Below you will find the 7 stages I used in recreating a retro air stewardess hat. One of the most important qualities you will need to have if you choose a career in film or theatre is the ability to think out of the hatbox!
Often you will be asked to create a hat without having the authentic materials or machinery to do so. Your ability to ‘CHEAT’ the look will be your greatest asset. Every job is different but once you have learned your basics you will find the solutions easier to come by.
Step 1 – Receiving The Brief
To start you will be given an image of the hat which the wardrobe department requires. For this job, my client was needing me to recreate 3 air stewardess hat shapes above in the same color as their chosen uniforms. The hat above is blocked from wool felt. It was impossible for me to locate the matching wool felt color to complete this job. Because I could not find the matching felt color, I decided to ‘cheat’ the shape, by blocking buckram sections and covering the shapes with fabric.
Step 2 – Identifying The Number of Sections To Block – Retro Stewardess Hat
The first stage of replicating a hat is breaking it down into sections. This hat had two defined sections to block, the tip and the band. I first blocked the crowns using buckram.
Step 3 – Blocking The Band
I then blocked the bands using buckram.

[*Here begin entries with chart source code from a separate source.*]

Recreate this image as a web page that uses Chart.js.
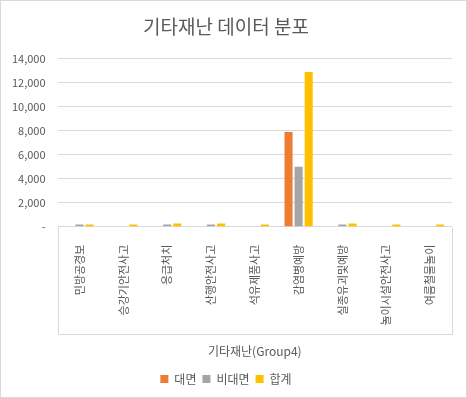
<!DOCTYPE html>
<html>
<head>
<meta charset="utf-8">
<script src="https://cdn.jsdelivr.net/npm/chart.js@4/dist/chart.umd.min.js"></script>
<style>
html, body { margin: 0; padding: 0; background: #fff; }
#wrap { width: 467px; height: 398px; }
</style>
</head>
<body>
<div id="wrap"><canvas id="myChart"></canvas></div>
<script>
var labels = ['민방공경보', '승강기안전사고', '응급처치', '산행안전사고', '석유제품사고', '감염병예방', '실종유괴및예방', '놀이시설안전사고', '여름철물놀이'];
var faceData = [0, 0, 0, 0, 0, 7900, 0, 0, 0];
var onlineData = [170, 0, 170, 170, 0, 5000, 170, 0, 0];
var totalData = [180, 170, 260, 260, 170, 12900, 260, 170, 170];
var yTicks = [0, 2000, 4000, 6000, 8000, 10000, 12000, 14000];

var FONT = '"Noto Sans CJK KR", "Noto Sans", sans-serif';
var TEXT = '#595959';

// outer frame + the box under the category axis
var framePlugin = {
    id: 'frame',
    afterDraw: function (chart) {
        var ctx = chart.ctx;
        var area = chart.chartArea;
        ctx.save();
        ctx.strokeStyle = '#d9d9d9';
        ctx.lineWidth = 1;
        ctx.strokeRect(0.5, 0.5, chart.width - 1, chart.height - 1);
        var x = chart.scales.x;
        var boxBottom = x.bottom - 33;
        ctx.beginPath();
        ctx.moveTo(Math.round(area.left) + 0.5, Math.round(area.bottom) + 0.5);
        ctx.lineTo(Math.round(area.left) + 0.5, Math.round(boxBottom) + 0.5);
        ctx.lineTo(Math.round(area.right) + 0.5, Math.round(boxBottom) + 0.5);
        ctx.lineTo(Math.round(area.right) + 0.5, Math.round(area.bottom) + 0.5);
        ctx.stroke();
        ctx.restore();
    }
};

function renderChart() {
    var ctx = document.getElementById('myChart').getContext('2d');
    var myChart = new Chart(ctx, {
        type: 'bar',
        data: {
            labels: labels,
            datasets: [
                { label: '대면', data: faceData, backgroundColor: '#ED7D31' },
                { label: '비대면', data: onlineData, backgroundColor: '#A5A5A5' },
                { label: '합계', data: totalData, backgroundColor: '#FFC000' }
            ]
        },
        options: {
            responsive: true,
            maintainAspectRatio: false,
            animation: false,
            datasets: { bar: { barPercentage: 0.8, categoryPercentage: 0.69 } },
            layout: { padding: { left: 0, right: 15, top: 0, bottom: 3 } },
            plugins: {
                title: {
                    display: true,
                    text: '기타재난 데이터 분포',
                    color: TEXT,
                    font: { family: FONT, size: 19, weight: 'normal' },
                    padding: { top: 15, bottom: 21 }
                },
                legend: {
                    position: 'bottom',
                    labels: {
                        color: TEXT,
                        font: { family: FONT, size: 12 },
                        boxWidth: 8,
                        boxHeight: 8,
                        padding: 6
                    }
                },
                tooltip: { enabled: false }
            },
            scales: {
                x: {
                    grid: { display: false },
                    border: { display: false },
                    ticks: {
                        color: TEXT,
                        font: { family: FONT, size: 11 },
                        minRotation: 90,
                        maxRotation: 90,
                        autoSkip: false,
                        padding: 10
                    },
                    title: {
                        display: true,
                        text: '기타재난(Group4)',
                        color: TEXT,
                        font: { family: FONT, size: 12 },
                        padding: { top: 9, bottom: 8 }
                    }
                },
                y: {
                    min: 0,
                    max: 14000,
                    afterBuildTicks: function (axis) {
                        axis.ticks = yTicks.map(function (v) { return { value: v }; });
                    },
                    grid: { color: '#d9d9d9', drawTicks: false },
                    border: { display: false },
                    ticks: {
                        color: TEXT,
                        font: { family: FONT, size: 11 },
                        padding: 12,
                        callback: function (v) { return v === 0 ? '-' : v.toLocaleString('en-US'); }
                    }
                }
            }
        },
        plugins: [framePlugin]
    });
}

renderChart();
</script>
</body>
</html>
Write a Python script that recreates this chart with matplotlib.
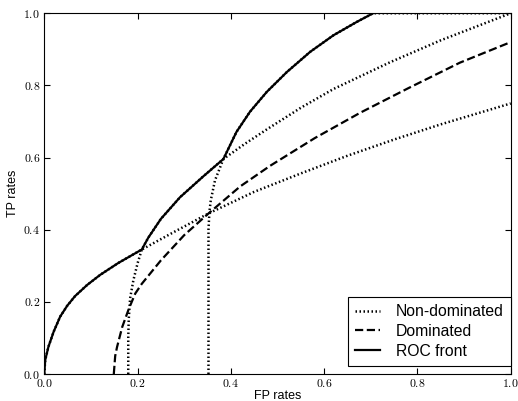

I had to work in sections since I only had three blocks to work from. Once my blocks were dry I then had to cut, mold and wire each section.
Step 4 – Retro Stewardess Hat – Shaping and Molding
Before covering the bocks I assembled the hat sections to make sure that the final shape would be the same as my sample. I then use my hands to steam and manipulate the shapes. I changed the round crown to oval and I bent the top and bottom of the bands to curve inwards.
Step 5 – Deconstructing and Fabrication
The hats had to perfectly match the uniforms and the uniforms had been bought so I used the fabric from a ready-made uniform jacket. I had no room for a mistake since I only had one extra jacket to cover all three hats.
Step 6 – Lining
I completely deconstructed the jacket. The difficulty came in that the band material had to be cut on the bias and I did not have much room to achieve this. I used the jacket lining to line the hats and the outer fabric to cover the hats.
Step 7 – I Double Checked Every Stage Of My Retro Stewardess Hat Production
Each section of the retro air stewardess hat had to be covered separately and then assembled as a whole. The lining was then added as well as an elastic for secure placement on the head.
I have been in hat-making for many years but I still check and double-check each stage as I progress. This is one of the most important attributes you could possess as a milliner and hat maker. Double-check every stage you are going through and then look ahead to see if you will have any challenges arising.
Figure out your challenges before you start your project. For example, in this project, I had no room to make any mistakes, with cutting my fabric or covering my shapes since I only had one jacket to work with. Before I cut any fabric I first made sure that all sections had been drafted.
When I first started in hat making this job would have had my nerves on fire. As a beginner, I probably would have said it was impossible since I could not find the correct color wool felt. The more you do, the easier it becomes to work out the puzzles.
Working With A Strict Timeline
I believe these hats were needed for a movie, which gave me a bit more time to produce them. Had they been requested for a TV commercial my timeline would have been greatly diminished. The wardrobe department for a movie will start working, at least 3 months before shooting begins.
The first shooting scenes wardrobe is completed first and once shooting begins the wardrobe department then moves on to all the unfinished costumes for later scenes. If this were for a TV commercial then 2-5 days of prep would be the norm.
Delivery and Deadlines Once you accept a job, you must deliver under the prescribed deadline. You will also need to be flexible to any changes that come through from the wardrobe department. FYI there are always changes to be made.
You must be able to work under pressure. Choosing to work in Film as opposed to Commercials is very much a personality choice. I enjoy doing both.